Most founders start with a passion project or a brilliant idea, but running a business encompasses much more. Peterson acknowledges how there are diverse aspects to manage, like marketing, sales, HR, and legal issues. Hence, he talks about how this shift demands that founders relinquish direct control over every detail and start thinking strategically about leading the organization toward sustained growth. It involves letting go of the initial personal attachment to the idea and embracing the broader responsibilities of guiding the company’s vision.  

Dealing with Failure

Lastly, Peterson discusses the harsh reality of startup failures, emphasizing that many such failures occur because the financial runway was not adequately planned. Founders often face a critical juncture where they decide whether to continue pouring money into their venture or cut their losses. Peterson advises that getting timely advice and having contingency plans are vital to navigating these challenges. Founders should engage with advisors and coaches early on to avoid these obstacles as these relationships can provide the external perspective needed to evaluate the viability of continuing the business and exploring alternative strategies. He explains, 

“Let us create a plan. Let us see what other opportunities are out there. Maybe some other types of investors are there or maybe repacking is the move. It could also be bringing it down slower to something that is more manageable and cost-effective in terms of what you can sustain or keep alive. Everybody’s journey is different.” 

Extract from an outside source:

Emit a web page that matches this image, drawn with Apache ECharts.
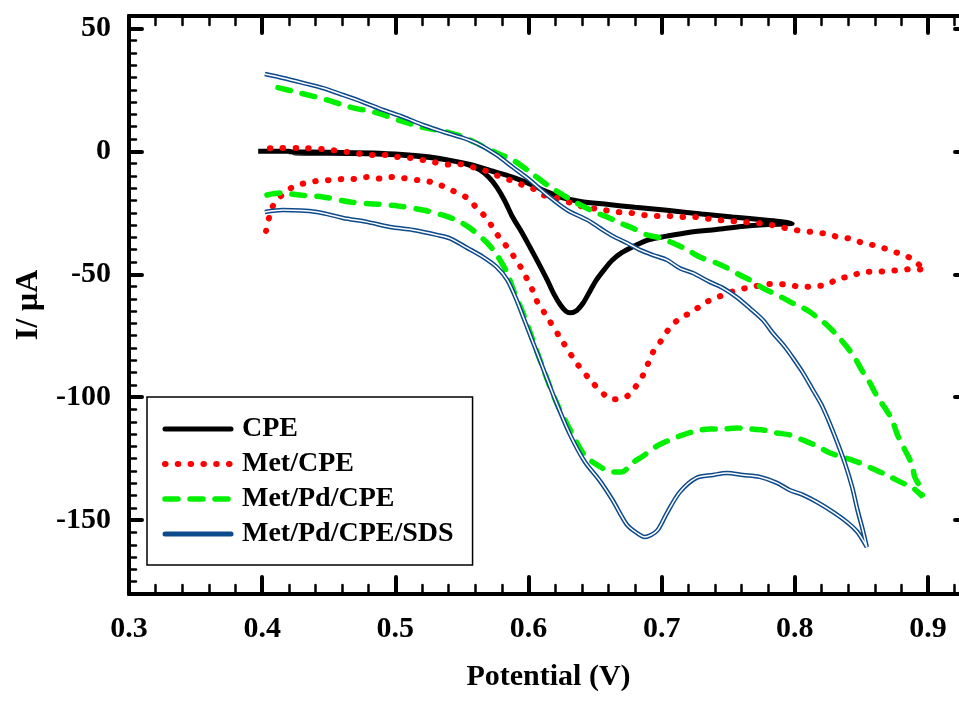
<!DOCTYPE html>
<html style="height: 100%">
<head>
  <meta charset="utf-8">
</head>
<body style="height: 100%; margin: 0; background: #fff">
  <div id="container" style="width: 959px; height: 705px"></div>
  <script type="text/javascript" src="https://cdn.jsdelivr.net/npm/echarts@6/dist/echarts.min.js"></script>
  <script type="text/javascript">
    // [potential V, current uA]
    var cpe = [
      [0.397, 0], [0.42, 0], [0.425, -0.7], [0.45, -0.8], [0.48, -1.0], [0.50, -1.4], [0.52, -2.2], [0.54, -3.6],
      [0.555, -5.5], [0.5635, -7.6], [0.57, -10.5], [0.576, -14.5], [0.582, -20], [0.588, -26.7], [0.595, -33],
      [0.601, -38.9], [0.608, -46], [0.614, -52.3], [0.619, -58], [0.624, -62.5], [0.628, -65], [0.631, -65.7],
      [0.636, -64.8], [0.641, -61.7], [0.646, -57], [0.651, -52.3], [0.657, -48], [0.663, -44.2], [0.670, -41.2],
      [0.678, -38.9], [0.690, -36], [0.704, -34.5], [0.720, -33], [0.741, -31.8], [0.760, -30.6], [0.780, -29.8],
      [0.798, -29.3],
      [0.790, -28.6], [0.779, -28], [0.753, -26.7], [0.730, -25.5], [0.704, -24], [0.680, -22.8], [0.660, -21.6],
      [0.639, -20.4], [0.625, -18.8], [0.614, -16.5], [0.604, -14], [0.594, -11.7], [0.585, -10], [0.576, -8.6],
      [0.556, -5.4], [0.526, -2.3], [0.488, -0.8], [0.45, -0.4], [0.42, -0.2]
    ];
    var metCpe = [
      [0.4029, -32.4], [0.4051, -27.1], [0.4081, -22.2], [0.4149, -17.8], [0.4231, -14.5], [0.4321, -13],
      [0.4419, -12], [0.4509, -11.7], [0.4607, -11.3], [0.4697, -11.3], [0.4787, -10.5], [0.4884, -11.1],
      [0.4974, -10.5], [0.5057, -10.9], [0.5162, -11.7], [0.5245, -12.2], [0.5335, -13.7], [0.543, -16],
      [0.554, -19], [0.561, -23], [0.569, -27.5], [0.575, -32.8], [0.581, -36.9], [0.588, -42], [0.594, -47],
      [0.603, -56.4], [0.607, -61.7], [0.612, -65.7], [0.624, -76], [0.636, -86], [0.648, -94], [0.657, -99],
      [0.663, -100.8], [0.672, -100.3], [0.680, -96], [0.686, -91], [0.690, -86], [0.6935, -81.6], [0.700, -76.7],
      [0.706, -71.8], [0.714, -67.8], [0.723, -65.3], [0.732, -61.7], [0.741, -59.6], [0.750, -57.6], [0.760, -56],
      [0.768, -55.2], [0.779, -54], [0.787, -54], [0.796, -54.3], [0.805, -55.2], [0.815, -54.8], [0.824, -54.3],
      [0.832, -51.9], [0.843, -50.7], [0.851, -49], [0.8616, -49], [0.870, -48.7], [0.880, -48.3], [0.889, -47.8],
      [0.8976, -48.3],
      [0.888, -43.8], [0.879, -41.7], [0.870, -40], [0.8616, -38.5], [0.851, -37.3], [0.843, -35.7], [0.832, -34.8],
      [0.824, -33.6], [0.8135, -32.8], [0.805, -32.4], [0.796, -31.6], [0.786, -30.4], [0.7776, -29.5],
      [0.7685, -29.1], [0.760, -28.7], [0.750, -28.3], [0.741, -27.9], [0.731, -27.1], [0.723, -26.7],
      [0.714, -26.7], [0.704, -26.3], [0.695, -26.3], [0.686, -25.9], [0.676, -25], [0.667, -24.7], [0.657, -23.9],
      [0.6386, -22.2], [0.621, -19], [0.611, -17.8], [0.6025, -14.9], [0.5935, -13.3], [0.584, -11.3],
      [0.575, -9.6], [0.566, -7.6], [0.5575, -6.4], [0.547, -5.2], [0.5387, -5.4], [0.528, -4.3], [0.520, -3.5],
      [0.511, -2.7], [0.5012, -2.3], [0.4937, -1.5], [0.4832, -1.5], [0.4637, -0.3], [0.4456, 0.9],
      [0.4284, 1.3], [0.4096, 1.3], [0.3998, 0.9]
    ];
    var metPdCpe = [
      [0.4036, -17.8], [0.4134, -17], [0.4284, -17.8], [0.4456, -18.6], [0.466, -20.6], [0.4832, -21.4],
      [0.5012, -22.2], [0.5207, -23.9], [0.5387, -26.5], [0.5485, -28.7], [0.558, -32], [0.569, -37.3],
      [0.576, -42], [0.584, -49.5], [0.5886, -56.4], [0.594, -63.3], [0.597, -67.4], [0.6086, -84.8], [0.620, -101],
      [0.631, -113], [0.642, -123.5], [0.6536, -128.2], [0.663, -130.4], [0.670, -130.4], [0.678, -126.7],
      [0.686, -123.9], [0.696, -120], [0.706, -117.4], [0.716, -115.3], [0.726, -113.7], [0.736, -112.9],
      [0.746, -112.9], [0.756, -112.5], [0.766, -112.9], [0.776, -113.3], [0.786, -114.5], [0.796, -115.3],
      [0.806, -117.4], [0.8165, -119.8], [0.826, -122.6], [0.836, -124.3], [0.849, -126.7], [0.8586, -129.1],
      [0.869, -131.6], [0.879, -134.4], [0.889, -137], [0.896, -140.5],
      [0.894, -136.5], [0.890, -132.4], [0.888, -127.5], [0.8826, -121.4], [0.877, -115.3], [0.873, -109.2],
      [0.8676, -104.3], [0.862, -99.9], [0.856, -93.8], [0.851, -89.7], [0.845, -84], [0.839, -79.5],
      [0.8315, -74.7], [0.824, -70.6], [0.8165, -67.4], [0.809, -64.5], [0.801, -62.5], [0.791, -59.6],
      [0.7835, -57.6], [0.776, -55.6], [0.766, -52.3], [0.7587, -50.3], [0.749, -47.4], [0.741, -45.4],
      [0.7287, -43], [0.719, -40], [0.7085, -37.3], [0.6986, -35.2], [0.689, -34], [0.678, -31.2], [0.6686, -29.1],
      [0.659, -26.7], [0.651, -25], [0.636, -21], [0.6236, -17], [0.614, -13.7], [0.601, -8.4], [0.588, -3.5],
      [0.576, -0.7], [0.5635, 2.6], [0.551, 5.8], [0.539, 7.8], [0.5207, 9.7], [0.5035, 12.5], [0.4862, 15.6],
      [0.466, 18], [0.4486, 20.9], [0.4284, 23.7], [0.4134, 25.7], [0.4036, 27]
    ];
    var metPdCpeSds = [
      [0.402, -24.7], [0.4156, -23.9], [0.4411, -24.7], [0.4607, -27.1], [0.4787, -28.7], [0.496, -30.8],
      [0.5132, -32], [0.5312, -34], [0.541, -35.4], [0.554, -39.3], [0.566, -43], [0.576, -47], [0.584, -52.3],
      [0.591, -60.4], [0.596, -67.4], [0.6086, -85], [0.620, -101], [0.631, -115], [0.642, -126], [0.6536, -134],
      [0.663, -141.7], [0.674, -151.9], [0.6814, -155.2], [0.687, -156.8], [0.692, -156], [0.697, -154],
      [0.704, -147], [0.7137, -138.5], [0.726, -132.8], [0.7385, -131.6], [0.749, -130.8], [0.761, -131.6],
      [0.7737, -132.4], [0.7865, -134.8], [0.796, -137.7], [0.806, -139.7], [0.8165, -142.6], [0.8285, -146.6],
      [0.839, -150.7], [0.847, -154.8], [0.854, -160.9],
      [0.851, -154], [0.847, -145.8], [0.843, -136.5], [0.8375, -126.7], [0.832, -118.6], [0.826, -110.4],
      [0.820, -103.1], [0.8135, -97], [0.806, -90], [0.7985, -84], [0.7925, -79.5], [0.7835, -73.9],
      [0.776, -68.6], [0.766, -63.7], [0.756, -59.2], [0.746, -55.6], [0.736, -53.1], [0.7234, -49.5],
      [0.7137, -47.6], [0.704, -44.2], [0.6935, -42.2], [0.6836, -40.1], [0.674, -37.3], [0.6634, -34.5],
      [0.6536, -31.2], [0.644, -27.9], [0.629, -23.9], [0.614, -17.8], [0.601, -11.7], [0.588, -6.4],
      [0.576, -1.5], [0.5635, 2.6], [0.551, 5.4], [0.5387, 7.4], [0.5207, 10.7], [0.5057, 14], [0.4907, 16.8],
      [0.4757, 20], [0.4607, 22.9], [0.4456, 25.7], [0.4306, 27.8], [0.4156, 29.8], [0.402, 31.4]
    ];
    var yMajorTicks = [-150, -100, -50, 0, 50];
    var legendNames = ['CPE', 'Met/CPE', 'Met/Pd/CPE', 'Met/Pd/CPE/SDS'];

    var font = "'Liberation Serif', 'Times New Roman', serif";
    var blk = '#000';
    var red = '#ff0000', green = '#00f000', blue = '#0d4a8c';
    var redDash = [0.5, 12.3], greenDash = [13, 12];

    function xAx(pos, step, len, w, labels) {
      return {
        type: 'value', position: pos, min: 0.3, max: 0.93, interval: step,
        axisLine: { show: labels, onZero: false, lineStyle: { color: blk, width: 4 } },
        axisTick: { show: true, inside: true, length: len, lineStyle: { color: blk, width: w, cap: 'round' } },
        axisLabel: labels ? {
          show: true, margin: 20, color: blk, fontSize: 30, fontWeight: 'bold', fontFamily: font,
          showMaxLabel: false,
          formatter: function (v) { return v.toFixed(1); }
        } : { show: false },
        splitLine: { show: false }
      };
    }
    function yAx(pos, major, len, w, labels) {
      var a = {
        type: 'value', position: pos, min: -180, max: 55,
        axisLine: { show: major, onZero: false, lineStyle: { color: blk, width: 4 } },
        axisTick: { show: true, inside: true, length: len, lineStyle: { color: blk, width: w, cap: 'round' } },
        axisLabel: { show: false },
        splitLine: { show: false }
      };
      if (major) {
        a.axisTick.customValues = yMajorTicks;
        a.axisLabel = labels ? {
          show: true, margin: 18, color: blk, fontSize: 30, fontWeight: 'bold', fontFamily: font,
          customValues: yMajorTicks
        } : { show: false, customValues: yMajorTicks };
      } else {
        a.interval = 5;
      }
      return a;
    }

    var dom = document.getElementById('container');
    var myChart = echarts.init(dom);

    var xMain = xAx('bottom', 0.1, 17, 4, true);
    xMain.name = 'Potential (V)';
    xMain.nameLocation = 'middle';
    xMain.nameGap = 68;
    xMain.nameTextStyle = { color: blk, fontSize: 30, fontWeight: 'bold', fontFamily: font };
    var xTop = xAx('top', 0.1, 17, 4, false);
    xTop.axisLine.show = true;

    var yMain = yAx('left', true, 13, 4, true);
    yMain.name = 'I/ \u03bcA';
    yMain.nameLocation = 'middle';
    yMain.nameGap = 82;
    yMain.nameTextStyle = { color: blk, fontSize: 32, fontWeight: 'bold', fontFamily: font };

    var option = {
      animation: false,
      backgroundColor: '#fff',
      grid: { left: 129, top: 16, width: 839, height: 578, containLabel: false, outerBoundsMode: 'none' },
      xAxis: [xMain, xAx('bottom', 0.02, 9, 2.5, false), xTop, xAx('top', 0.02, 9, 2.5, false)],
      yAxis: [yMain, yAx('left', false, 7, 2.5, false), yAx('right', true, 13, 4, false), yAx('right', false, 7, 2.5, false)],
      legend: {
        data: [
          { name: legendNames[0], lineStyle: { color: blk, width: 5, type: 'solid', cap: 'round' } },
          { name: legendNames[1], lineStyle: { color: red, width: 6, type: redDash, cap: 'round' } },
          { name: legendNames[2], lineStyle: { color: green, width: 5.5, type: greenDash, cap: 'round' } },
          { name: legendNames[3], lineStyle: { color: blue, width: 5, type: 'solid', cap: 'round' } }
        ],
        orient: 'vertical',
        left: 147, top: 397,
        padding: [18, 19, 17, 15],
        itemWidth: 66, itemHeight: 14, itemGap: 7,
        itemStyle: { opacity: 0 },
        borderColor: blk, borderWidth: 1.5,
        backgroundColor: '#fff',
        textStyle: { color: blk, fontSize: 28, fontWeight: 'bold', fontFamily: font, lineHeight: 28, padding: [0, 0, 0, 6] }
      },
      series: [
        {
          name: 'CPE', type: 'line', data: cpe, symbol: 'none', smooth: 0.3,
          lineStyle: { color: blk, width: 5 }, itemStyle: { color: blk }
        },
        {
          name: 'Met/CPE', type: 'line', data: metCpe, symbol: 'none', smooth: 0.3,
          lineStyle: { color: red, width: 6, type: redDash, cap: 'round' }, itemStyle: { color: red }
        },
        {
          name: 'Met/Pd/CPE', type: 'line', data: metPdCpe, symbol: 'none', smooth: 0.3,
          lineStyle: { color: green, width: 5.5, type: greenDash, cap: 'round' }, itemStyle: { color: green }
        },
        {
          name: 'Met/Pd/CPE/SDS', type: 'line', data: metPdCpeSds, symbol: 'none', smooth: 0.3,
          lineStyle: { color: blue, width: 4.5 }, itemStyle: { color: blue }
        },
        {
          name: 'sds-core', type: 'line', data: metPdCpeSds, symbol: 'none', smooth: 0.3, silent: true,
          lineStyle: { color: '#ffffff', width: 1.5 }, itemStyle: { color: '#ffffff' }
        }
      ]
    };

    myChart.setOption(option);
  </script>
</body>
</html>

Peterson ends on an important question for all founders to consider: “Do you have a plan? And what does that plan look like? Is it written down because that is the first task, otherwise you are winging this with no way to measure your success, figure out when you need to pivot, or understand what you need to get back on track. So, it just comes down to this one question–do you have a plan?” 

This is a integral piece of advice for any entrepreneur that stresses the importance of having a concrete, well-documented plan which would serve as the roadmap to guide firms through their growth phases.